**** Supplied data ****

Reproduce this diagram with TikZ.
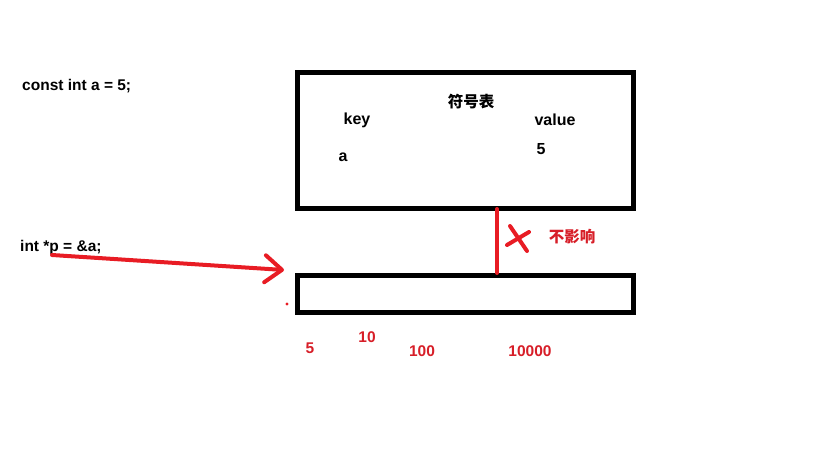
\documentclass[tikz,border=0pt]{standalone}
\usepackage{fontspec}
\setmainfont{Liberation Sans}
\newfontfamily\cjkfont{Noto Sans CJK SC}
\usetikzlibrary{arrows.meta}
\definecolor{paintred}{RGB}{232,28,36}
\definecolor{textred}{RGB}{215,30,40}
\tikzset{
  box/.style={draw=black, line width=5pt, inner sep=0pt},
  code/.style={font=\fontsize{15.5}{18}\selectfont\bfseries, text=black, inner sep=0pt},
  lbl/.style={font=\fontsize{16}{18}\selectfont\bfseries, text=black, inner sep=0pt},
  cjk/.style={font=\fontsize{15.5}{18}\selectfont\cjkfont\bfseries, inner sep=0pt},
  num/.style={font=\fontsize{15.5}{18}\selectfont\bfseries, text=textred, inner sep=0pt},
  redline/.style={draw=paintred, line width=4pt, line cap=round},
}
\begin{document}
\begin{tikzpicture}[x=1pt,y=-1pt]
\useasboundingbox (0,0) rectangle (819,460);
% boxes
\node[box, minimum width=336pt, minimum height=135pt] (top) at (465,140.5) {};
\node[box, minimum width=336pt, minimum height=37pt] (bot) at (465,293.5) {};
% left code
\node[code, anchor=west] (c1) at (22,86) {const int a = 5;};
\node[code, anchor=west] (c2) at (20,247) {int *p = \&a;};
% table contents
\node[cjk, text=black] (title) at (471,102) {符号表};
\node[lbl] (key) at (357,120) {key};
\node[lbl] (val) at (555,120) {value};
\node[lbl] (ka) at (343,157) {a};
\node[lbl] (v5) at (541,149) {5};
% red connector
\coordinate (vtop) at (497,209);
\coordinate (vbot) at (497,273);
\draw[redline] (vtop) -- (vbot);
\draw[redline] (510,226) -- (527,251);
\draw[redline] (507,245) -- (529,232);
\node[cjk, text=textred] (noinf) at (572,237) {不影响};
% arrow
\coordinate (pstart) at (52,255);
\coordinate (ptip) at (284,270);
\draw[draw=paintred, line width=4pt, line cap=round,
  -{Straight Barb[length=17pt, width=27pt, line width=4pt, round]}] (pstart) -- (ptip);
\fill[paintred] (287,304) circle (1.6pt);
% numbers
\node[num] (n5) at (310,348) {5};
\node[num] (n10) at (367,337) {10};
\node[num] (n100) at (422,351) {100};
\node[num] (n10000) at (530,351) {10000};
\end{tikzpicture}
\end{document}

****

Reproduce the full listing faithfully, but do not carry over any pictures.

Answer for the task:
Reproduce this diagram with TikZ.
\documentclass[tikz,border=0pt]{standalone}
\usepackage{fontspec}
\setmainfont{Liberation Sans}
\newfontfamily\cjkfont{Noto Sans CJK SC}
\usetikzlibrary{arrows.meta}
\definecolor{paintred}{RGB}{232,28,36}
\definecolor{textred}{RGB}{215,30,40}
\tikzset{
  box/.style={draw=black, line width=5pt, inner sep=0pt},
  code/.style={font=\fontsize{15.5}{18}\selectfont\bfseries, text=black, inner sep=0pt},
  lbl/.style={font=\fontsize{16}{18}\selectfont\bfseries, text=black, inner sep=0pt},
  cjk/.style={font=\fontsize{15.5}{18}\selectfont\cjkfont\bfseries, inner sep=0pt},
  num/.style={font=\fontsize{15.5}{18}\selectfont\bfseries, text=textred, inner sep=0pt},
  redline/.style={draw=paintred, line width=4pt, line cap=round},
}
\begin{document}
\begin{tikzpicture}[x=1pt,y=-1pt]
\useasboundingbox (0,0) rectangle (819,460);
% boxes
\node[box, minimum width=336pt, minimum height=135pt] (top) at (465,140.5) {};
\node[box, minimum width=336pt, minimum height=37pt] (bot) at (465,293.5) {};
% left code
\node[code, anchor=west] (c1) at (22,86) {const int a = 5;};
\node[code, anchor=west] (c2) at (20,247) {int *p = \&a;};
% table contents
\node[cjk, text=black] (title) at (471,102) {符号表};
\node[lbl] (key) at (357,120) {key};
\node[lbl] (val) at (555,120) {value};
\node[lbl] (ka) at (343,157) {a};
\node[lbl] (v5) at (541,149) {5};
% red connector
\coordinate (vtop) at (497,209);
\coordinate (vbot) at (497,273);
\draw[redline] (vtop) -- (vbot);
\draw[redline] (510,226) -- (527,251);
\draw[redline] (507,245) -- (529,232);
\node[cjk, text=textred] (noinf) at (572,237) {不影响};
% arrow
\coordinate (pstart) at (52,255);
\coordinate (ptip) at (284,270);
\draw[draw=paintred, line width=4pt, line cap=round,
  -{Straight Barb[length=17pt, width=27pt, line width=4pt, round]}] (pstart) -- (ptip);
\fill[paintred] (287,304) circle (1.6pt);
% numbers
\node[num] (n5) at (310,348) {5};
\node[num] (n10) at (367,337) {10};
\node[num] (n100) at (422,351) {100};
\node[num] (n10000) at (530,351) {10000};
\end{tikzpicture}
\end{document}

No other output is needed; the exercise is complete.